**DIRECTIVE**
Transcribe the records below exactly as they appear, omitting any pictures.

**LISTING**
· · · · · · ·
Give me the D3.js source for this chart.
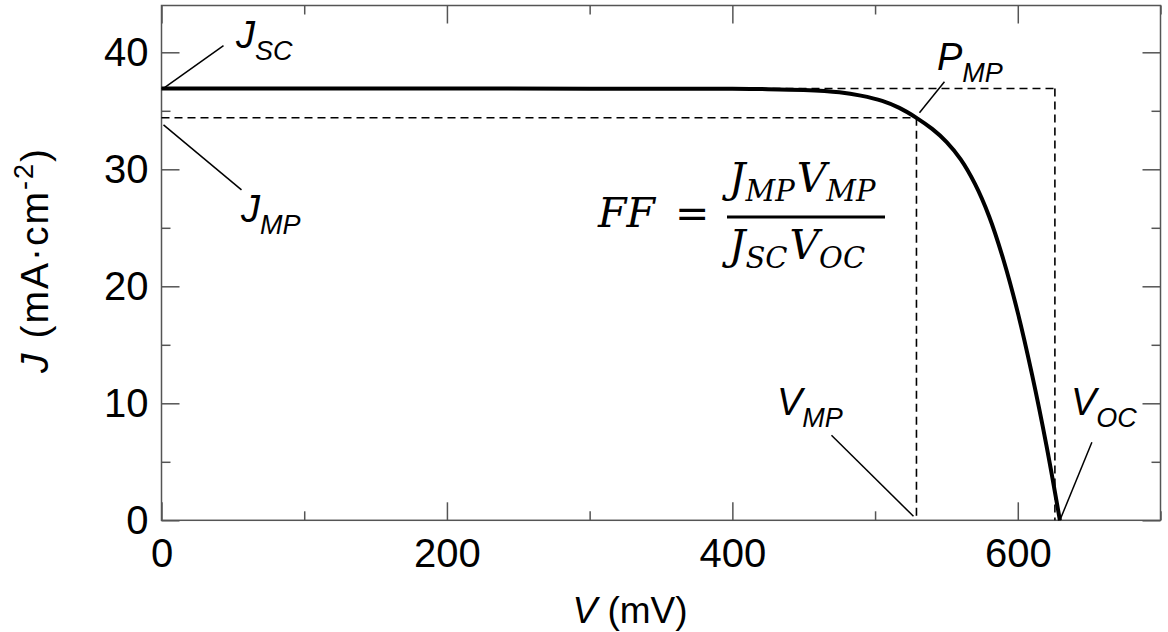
<!DOCTYPE html>
<html>
<head>
<meta charset="utf-8">
<script src="https://cdn.jsdelivr.net/npm/d3@7"></script>
<style>
  html, body { margin: 0; padding: 0; background: #fff; }
  svg { display: block; }
  text { fill: #000; }
</style>
</head>
<body>
<svg id="chart" width="1168" height="632"></svg>
<script>
// J–V curve of a solar cell (voltage in mV, current density in mA·cm⁻²)
const voltage = [0, 100, 200, 300, 400, 420, 450, 475, 490, 505, 517, 529, 540, 550, 560, 570, 580, 590, 600, 610, 620, 629.5];
const current = [36.9, 36.9, 36.9, 36.89, 36.88, 36.86, 36.78, 36.58, 36.3, 35.85, 35.25, 34.4, 33.45, 32.35, 30.85, 28.75, 25.95, 22.25, 17.75, 12.45, 6.45, 0];

// Characteristic points
const Jsc = 36.9;     // short-circuit current density
const Jmp = 34.4;     // current density at maximum power
const Vmp = 529;      // voltage at maximum power
const Voc = 629.5;    // open-circuit voltage
const vocGuide = 626; // right edge of the Jsc·Voc guide rectangle

// Axis ticks
const xMajor = [0, 200, 400, 600];
const xMinor = [100, 300, 500, 700];
const yMajor = [0, 10, 20, 30, 40];
const yMinor = [5, 15, 25, 35];

const sans = "'Liberation Sans', Arial, Helvetica, sans-serif";
const mathFont = "'DejaVu Serif', 'Liberation Serif', serif";

const svg = d3.select("#chart").style("font-family", sans);
const x = d3.scaleLinear().domain([0, 700]).range([161.5, 1160.5]);
const y = d3.scaleLinear().domain([0, 44]).range([520.3, 5.5]);
const [x0, x1] = x.range();
const [y0, y1] = y.range();

const frameColor = "#555";
const tickFont = 40;

// Inward ticks on all four sides
function ticks(axisGen, vals, size, tx, ty, labels) {
  const g = svg.append("g").attr("transform", `translate(${tx},${ty})`)
    .call(axisGen.tickValues(vals).tickSizeInner(-size).tickSizeOuter(0)
      .tickFormat(labels ? d3.format("d") : ""));
  g.select(".domain").remove();
  g.selectAll(".tick line").attr("stroke", frameColor).attr("stroke-width", 1.5);
  g.selectAll(".tick text").style("font-family", sans).attr("font-size", tickFont).attr("fill", "#000");
  return g;
}
ticks(d3.axisBottom(x), xMajor, 18, 0, y0, true).selectAll(".tick text").attr("y", 18);
ticks(d3.axisBottom(x), xMinor, 9, 0, y0, false);
ticks(d3.axisTop(x), xMajor, 18, 0, y1, false);
ticks(d3.axisTop(x), xMinor, 9, 0, y1, false);
ticks(d3.axisLeft(y), yMajor, 18, x0, 0, true).selectAll(".tick text").attr("x", -13);
ticks(d3.axisLeft(y), yMinor, 9, x0, 0, false);
ticks(d3.axisRight(y), yMajor, 18, x1, 0, false);
ticks(d3.axisRight(y), yMinor, 9, x1, 0, false);

// Plot frame
svg.append("rect")
  .attr("x", x0).attr("y", y1).attr("width", x1 - x0).attr("height", y0 - y1)
  .attr("fill", "none").attr("stroke", frameColor).attr("stroke-width", 1.5);

// Axis titles
const xt = svg.append("text").attr("x", 630).attr("y", 623)
  .attr("text-anchor", "middle").attr("font-size", 37);
xt.append("tspan").attr("font-style", "italic").text("V");
xt.append("tspan").text(" (mV)");

const yt = svg.append("text").attr("transform", "translate(48,260) rotate(-90)")
  .attr("text-anchor", "middle").attr("font-size", 39).attr("letter-spacing", 2);
yt.append("tspan").attr("font-style", "italic").text("J");
yt.append("tspan").text(" (mA·cm");
yt.append("tspan").attr("font-size", 27).attr("dy", -15).text("-2");
yt.append("tspan").attr("dy", 15).text(")");

// Dashed guides: Jmp·Vmp and Jsc·Voc rectangles
const guides = [
  [[0, Jmp], [Vmp, Jmp]],
  [[Vmp, Jmp], [Vmp, 0]],
  [[0, Jsc], [vocGuide, Jsc]],
  [[vocGuide, Jsc], [vocGuide, 0]]
];
svg.append("g").selectAll("line").data(guides).join("line")
  .attr("x1", d => x(d[0][0])).attr("y1", d => y(d[0][1]))
  .attr("x2", d => x(d[1][0])).attr("y2", d => y(d[1][1]))
  .attr("stroke", "#000").attr("stroke-width", 1.6).attr("stroke-dasharray", "8,5");

// J–V curve
const pts = voltage.map((v, i) => [v, current[i]]);
svg.append("path").datum(pts)
  .attr("d", d3.line().x(d => x(d[0])).y(d => y(d[1])).curve(d3.curveCatmullRom.alpha(0.5)))
  .attr("fill", "none").attr("stroke", "#000").attr("stroke-width", 4)
  .attr("stroke-linejoin", "round");

// Annotation leaders: anchor in data units, pixel offset at the anchor, label-end offset
const leaders = [
  { at: [0, Jsc], off: [3, -1], to: [62, -43] },
  { at: [0, Jmp], off: [2, 7], to: [80, 72] },
  { at: [Vmp, Jmp], off: [3, -5], to: [28, -36] },
  { at: [Vmp, 0], off: [-3, -4], to: [-85, -85] },
  { at: [Voc, 0], off: [0, 0], to: [32, -78] }
];
svg.append("g").selectAll("line").data(leaders).join("line")
  .attr("x1", d => x(d.at[0]) + d.off[0]).attr("y1", d => y(d.at[1]) + d.off[1])
  .attr("x2", d => x(d.at[0]) + d.to[0]).attr("y2", d => y(d.at[1]) + d.to[1])
  .attr("stroke", "#000").attr("stroke-width", 1.5);

// Labels with italic subscripts
function subLabel(px, py, main, sub) {
  const t = svg.append("text").attr("x", px).attr("y", py)
    .attr("font-size", 38).attr("font-style", "italic");
  t.append("tspan").text(main);
  t.append("tspan").attr("font-size", 27).attr("dy", 12).text(sub);
}
subLabel(236, 48, "J", "SC");
subLabel(241, 222, "J", "MP");
subLabel(937, 70, "P", "MP");
subLabel(777, 415, "V", "MP");
subLabel(1071, 415, "V", "OC");

// Fill-factor formula
svg.append("text").attr("x", 598).attr("y", 227).style("font-family", mathFont)
  .attr("font-style", "italic").attr("font-size", 41).text("FF");
svg.append("text").attr("x", 675).attr("y", 227).style("font-family", mathFont)
  .attr("font-size", 41).text("=");
svg.append("line").attr("x1", 727).attr("x2", 885).attr("y1", 217).attr("y2", 217)
  .attr("stroke", "#000").attr("stroke-width", 3);
function fracRow(px, py, parts) {
  const t = svg.append("text").attr("x", px).attr("y", py).style("font-family", mathFont)
    .attr("font-style", "italic");
  parts.forEach(([main, sub], i) => {
    t.append("tspan").attr("font-size", 41).attr("dy", i ? -9 : 0).attr("dx", i ? 2 : 0).text(main);
    t.append("tspan").attr("font-size", 29).attr("dy", 9).text(sub);
  });
}
fracRow(729, 192, [["J", "MP"], ["V", "MP"]]);
fracRow(729, 259, [["J", "SC"], ["V", "OC"]]);
</script>
</body>
</html>
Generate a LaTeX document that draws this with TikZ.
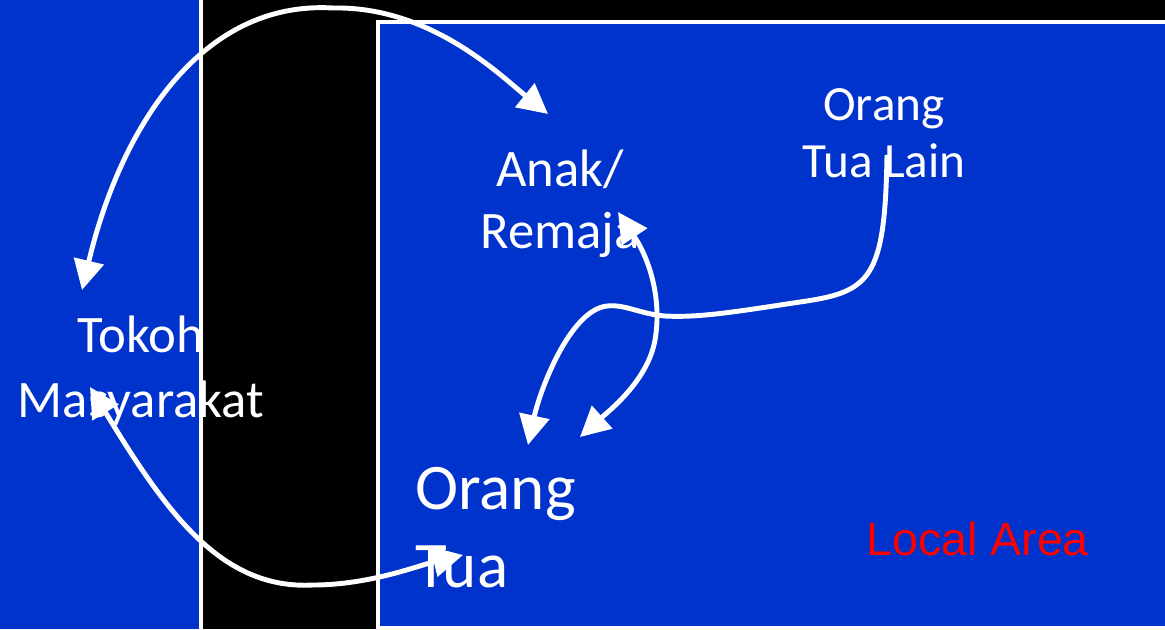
· · · · · · ·
**FINISHED EXERCISE**
Give me the D3.js source for this chart.
<!DOCTYPE html>
<html>
<head>
<meta charset="utf-8">
<script src="https://cdn.jsdelivr.net/npm/d3@7"></script>
<style>
  html, body { margin: 0; padding: 0; background: #fff; }
  svg { display: block; }
  text { fill: #000; }
</style>
</head>
<body>
<svg id="chart" width="1168" height="632"></svg>
<script>
// J–V curve of a solar cell (voltage in mV, current density in mA·cm⁻²)
const voltage = [0, 100, 200, 300, 400, 420, 450, 475, 490, 505, 517, 529, 540, 550, 560, 570, 580, 590, 600, 610, 620, 629.5];
const current = [36.9, 36.9, 36.9, 36.89, 36.88, 36.86, 36.78, 36.58, 36.3, 35.85, 35.25, 34.4, 33.45, 32.35, 30.85, 28.75, 25.95, 22.25, 17.75, 12.45, 6.45, 0];

// Characteristic points
const Jsc = 36.9;     // short-circuit current density
const Jmp = 34.4;     // current density at maximum power
const Vmp = 529;      // voltage at maximum power
const Voc = 629.5;    // open-circuit voltage
const vocGuide = 626; // right edge of the Jsc·Voc guide rectangle

// Axis ticks
const xMajor = [0, 200, 400, 600];
const xMinor = [100, 300, 500, 700];
const yMajor = [0, 10, 20, 30, 40];
const yMinor = [5, 15, 25, 35];

const sans = "'Liberation Sans', Arial, Helvetica, sans-serif";
const mathFont = "'DejaVu Serif', 'Liberation Serif', serif";

const svg = d3.select("#chart").style("font-family", sans);
const x = d3.scaleLinear().domain([0, 700]).range([161.5, 1160.5]);
const y = d3.scaleLinear().domain([0, 44]).range([520.3, 5.5]);
const [x0, x1] = x.range();
const [y0, y1] = y.range();

const frameColor = "#555";
const tickFont = 40;

// Inward ticks on all four sides
function ticks(axisGen, vals, size, tx, ty, labels) {
  const g = svg.append("g").attr("transform", `translate(${tx},${ty})`)
    .call(axisGen.tickValues(vals).tickSizeInner(-size).tickSizeOuter(0)
      .tickFormat(labels ? d3.format("d") : ""));
  g.select(".domain").remove();
  g.selectAll(".tick line").attr("stroke", frameColor).attr("stroke-width", 1.5);
  g.selectAll(".tick text").style("font-family", sans).attr("font-size", tickFont).attr("fill", "#000");
  return g;
}
ticks(d3.axisBottom(x), xMajor, 18, 0, y0, true).selectAll(".tick text").attr("y", 18);
ticks(d3.axisBottom(x), xMinor, 9, 0, y0, false);
ticks(d3.axisTop(x), xMajor, 18, 0, y1, false);
ticks(d3.axisTop(x), xMinor, 9, 0, y1, false);
ticks(d3.axisLeft(y), yMajor, 18, x0, 0, true).selectAll(".tick text").attr("x", -13);
ticks(d3.axisLeft(y), yMinor, 9, x0, 0, false);
ticks(d3.axisRight(y), yMajor, 18, x1, 0, false);
ticks(d3.axisRight(y), yMinor, 9, x1, 0, false);

// Plot frame
svg.append("rect")
  .attr("x", x0).attr("y", y1).attr("width", x1 - x0).attr("height", y0 - y1)
  .attr("fill", "none").attr("stroke", frameColor).attr("stroke-width", 1.5);

// Axis titles
const xt = svg.append("text").attr("x", 630).attr("y", 623)
  .attr("text-anchor", "middle").attr("font-size", 37);
xt.append("tspan").attr("font-style", "italic").text("V");
xt.append("tspan").text(" (mV)");

const yt = svg.append("text").attr("transform", "translate(48,260) rotate(-90)")
  .attr("text-anchor", "middle").attr("font-size", 39).attr("letter-spacing", 2);
yt.append("tspan").attr("font-style", "italic").text("J");
yt.append("tspan").text(" (mA·cm");
yt.append("tspan").attr("font-size", 27).attr("dy", -15).text("-2");
yt.append("tspan").attr("dy", 15).text(")");

// Dashed guides: Jmp·Vmp and Jsc·Voc rectangles
const guides = [
  [[0, Jmp], [Vmp, Jmp]],
  [[Vmp, Jmp], [Vmp, 0]],
  [[0, Jsc], [vocGuide, Jsc]],
  [[vocGuide, Jsc], [vocGuide, 0]]
];
svg.append("g").selectAll("line").data(guides).join("line")
  .attr("x1", d => x(d[0][0])).attr("y1", d => y(d[0][1]))
  .attr("x2", d => x(d[1][0])).attr("y2", d => y(d[1][1]))
  .attr("stroke", "#000").attr("stroke-width", 1.6).attr("stroke-dasharray", "8,5");

// J–V curve
const pts = voltage.map((v, i) => [v, current[i]]);
svg.append("path").datum(pts)
  .attr("d", d3.line().x(d => x(d[0])).y(d => y(d[1])).curve(d3.curveCatmullRom.alpha(0.5)))
  .attr("fill", "none").attr("stroke", "#000").attr("stroke-width", 4)
  .attr("stroke-linejoin", "round");

// Annotation leaders: anchor in data units, pixel offset at the anchor, label-end offset
const leaders = [
  { at: [0, Jsc], off: [3, -1], to: [62, -43] },
  { at: [0, Jmp], off: [2, 7], to: [80, 72] },
  { at: [Vmp, Jmp], off: [3, -5], to: [28, -36] },
  { at: [Vmp, 0], off: [-3, -4], to: [-85, -85] },
  { at: [Voc, 0], off: [0, 0], to: [32, -78] }
];
svg.append("g").selectAll("line").data(leaders).join("line")
  .attr("x1", d => x(d.at[0]) + d.off[0]).attr("y1", d => y(d.at[1]) + d.off[1])
  .attr("x2", d => x(d.at[0]) + d.to[0]).attr("y2", d => y(d.at[1]) + d.to[1])
  .attr("stroke", "#000").attr("stroke-width", 1.5);

// Labels with italic subscripts
function subLabel(px, py, main, sub) {
  const t = svg.append("text").attr("x", px).attr("y", py)
    .attr("font-size", 38).attr("font-style", "italic");
  t.append("tspan").text(main);
  t.append("tspan").attr("font-size", 27).attr("dy", 12).text(sub);
}
subLabel(236, 48, "J", "SC");
subLabel(241, 222, "J", "MP");
subLabel(937, 70, "P", "MP");
subLabel(777, 415, "V", "MP");
subLabel(1071, 415, "V", "OC");

// Fill-factor formula
svg.append("text").attr("x", 598).attr("y", 227).style("font-family", mathFont)
  .attr("font-style", "italic").attr("font-size", 41).text("FF");
svg.append("text").attr("x", 675).attr("y", 227).style("font-family", mathFont)
  .attr("font-size", 41).text("=");
svg.append("line").attr("x1", 727).attr("x2", 885).attr("y1", 217).attr("y2", 217)
  .attr("stroke", "#000").attr("stroke-width", 3);
function fracRow(px, py, parts) {
  const t = svg.append("text").attr("x", px).attr("y", py).style("font-family", mathFont)
    .attr("font-style", "italic");
  parts.forEach(([main, sub], i) => {
    t.append("tspan").attr("font-size", 41).attr("dy", i ? -9 : 0).attr("dx", i ? 2 : 0).text(main);
    t.append("tspan").attr("font-size", 29).attr("dy", 9).text(sub);
  });
}
fracRow(729, 192, [["J", "MP"], ["V", "MP"]]);
fracRow(729, 259, [["J", "SC"], ["V", "OC"]]);
</script>
</body>
</html>
Generate a LaTeX document that draws this with TikZ.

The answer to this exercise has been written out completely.